Bahçeli, baro başkanlarının Kuğulu Park'taki nöbetlerine ilişkin,
şunları kaydetti:
"Lafa gelince çoğulcu demokrasi yanlısı olduğunu iddia edenlerin, sıra çoklu baro sistemine gelince eleştiri oklarını fırlatmaları abes bir tenakuzdur. Baroların demokratikleşmesi bazı kesimleri neden ürkütmektedir? Avukatların Marksist-Leninist yasa dışı örgütlerin ve bilhassa CHP'nin tasallutundan kurtarılıp özgürleşmeleri niye yanlış görülmektedir? Çoklu baroyla birlikte baroların siyasileşeceğini iddia edenler, bugünkü şartlarda baroların siyasetten başka ne iş yaptığını hangi ara itiraf edeceklerdir? Yollarda yürüyen, duvar diplerinde bekleyen, parklarda nöbete giren bazı barolar, şimdiye kadar vatan ve millet için hangi fedakarlıkları yapmışlardır? Hukukun üstünlüğü temelinde yükselen bir devlette, suç ve suçluyla amansız mücadelenin sürdüğü bir dönemde, 140 bine yaklaşan avukat sayısı hiç sorun edilmeyecek midir?

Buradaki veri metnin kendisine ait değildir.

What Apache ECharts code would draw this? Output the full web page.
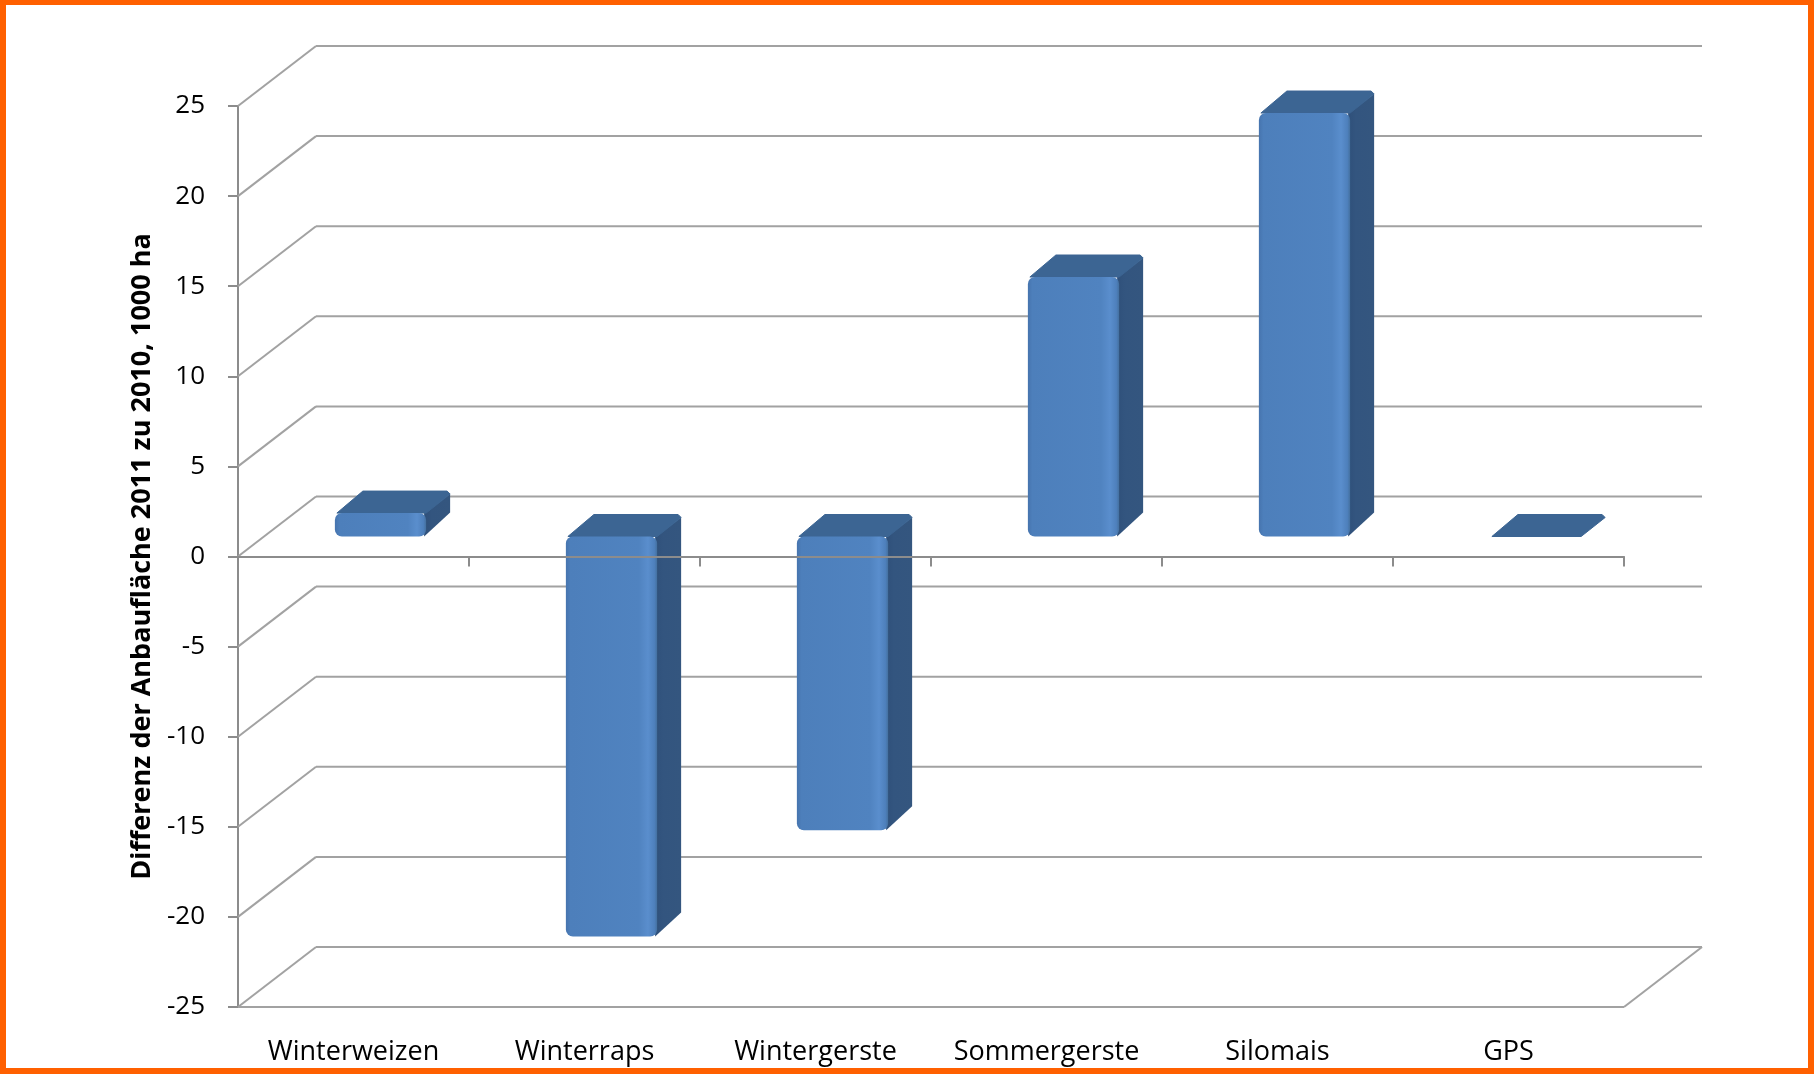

Milletimiz ne istiyorsa, neyi umuyorsa o yapılacaktır. Avukatlık Kanunu ile Bazı Kanunlarda Değişiklik Yapılmasına Dair Kanun Teklifi nihayetinde kabul edilmiş, gazi Meclis son sözünü millet nam ve hesabına söylemiştir. Mesleki dayanışma bir yere kadar anlamlı ve değerlidir, ama asıl olan milli birlik ve dayanışma ruhunun canlılığı ve cesametidir. CHP Genel Başkanı'nın çoklu baroyu üniter yapının kalbine sokulan hançer olarak tanımlaması iflas etmiş, saman altından ihanete payanda olmuş, yüzeye çıkınca da çanak tutmuş müflis bir siyasetçinin pespayeliğidir."